次に、「ペダゴジスタ」という教育学専門家の存在も、レッジョ・エミリア教育における特徴のひとつです。
ペダゴジスタは複数の施設を担当しており、週に1回程度訪問する日には、保育者とアトリエリスタとで徹底的に話し合うそう。
教育に関してアドバイスをするほか、運営にも関わるそうです。
レッジョ・エミリア教育では、このような空間的・人的環境を整えています。
まとめ
さて、今回は、『日本の次世代か?世界の教育シリーズ:オルタナティブスクール⑤(レッジョ・エミリア編)』というテーマでお話させていただきました。

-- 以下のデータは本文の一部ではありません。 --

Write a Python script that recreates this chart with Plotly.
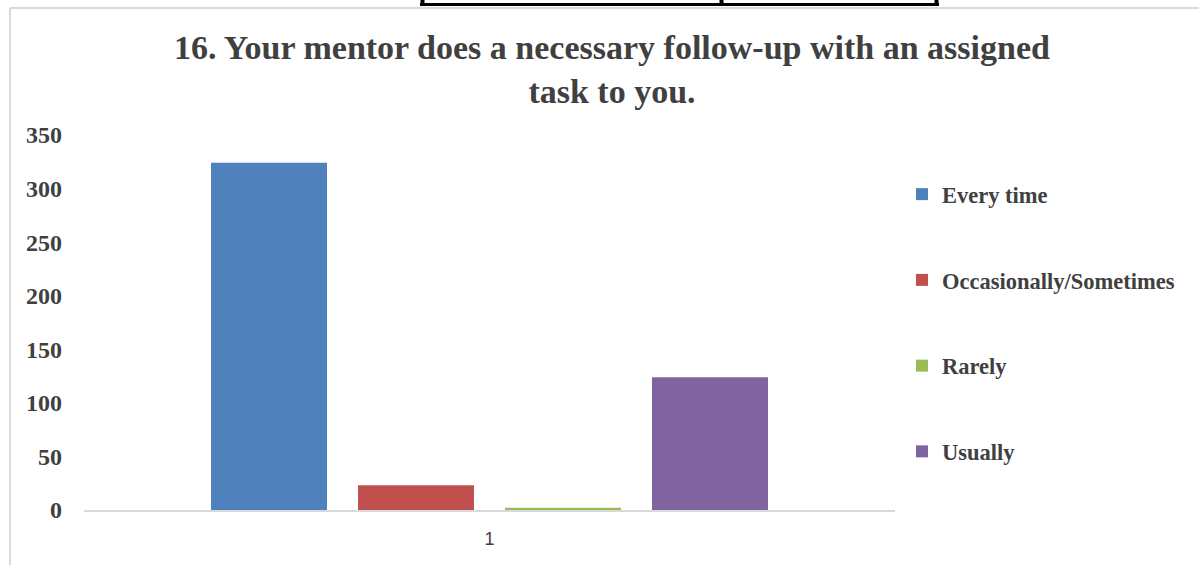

優れた幼児教育として、世界中の保護者から注目を浴びているレッジョ・エミリア教育。
その発祥となったイタリアの都市レッジョ・エミリアは1991年、米国の週刊誌『ニューズウィーク』により、幼児教育における国際的なロールモデルとして挙げられました。
前述の通り、アメリカのGoogleの社員が利用できる預かり保育にも、レッジョ・エミリア教育が取り入れられているそうで、やはりその教育的価値は高く評価されているようです。
日本では、まだあまり認知されていない教育ですが、今後さらに注目されていくであろう教育として頭に入れておきたい教育法です。